Principle:Apache Flink Committable Collection Coordination
| Knowledge Sources | |
|---|---|
| Domains | Stream_Processing, Coordination |
| Last Updated | 2026-02-09 00:00 GMT |
Overview
A single-parallelism coordination operator that collects file committables from all writers and groups them into per-bucket compaction requests.
Description
Committable Collection Coordination runs at parallelism 1 to provide a global view of all pending files across all writer subtasks.
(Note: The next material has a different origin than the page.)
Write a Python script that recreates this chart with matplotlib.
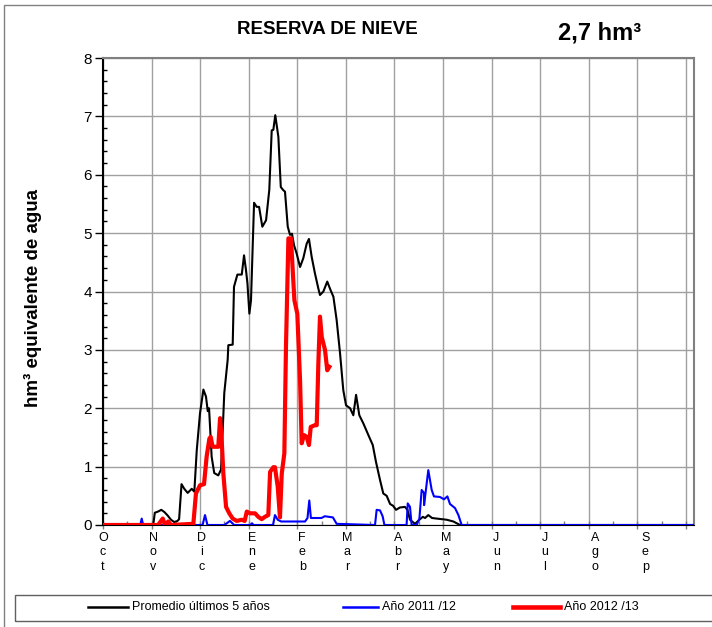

It receives CommittableMessage<FileSinkCommittable> from the writers and sorts them into per-bucket groups:
- Files to compact: Pending files that have been finalized by the writer
- Files to pass through: In-progress file cleanups and compacted file cleanups
An internal CompactTrigger tracks checkpoint count and accumulated size per bucket. When the trigger fires, the accumulated files are emitted as a CompactorRequest.
Usage
This principle is internal to the compaction pipeline. It is automatically inserted into the sink topology when compaction is enabled via FileSink.RowFormatBuilder.enableCompact().
Theoretical Basis
// Abstract coordination
function processElement(committableMessage):
committable = message.getCommittable()
bucketId = committable.getBucketId()
if committable.hasPendingFile():
trigger.addToCompact(bucketId, committable)
else:
trigger.addToPassthrough(bucketId, committable)
if trigger.shouldFire(bucketId):
request = trigger.createRequest(bucketId)
emit(request)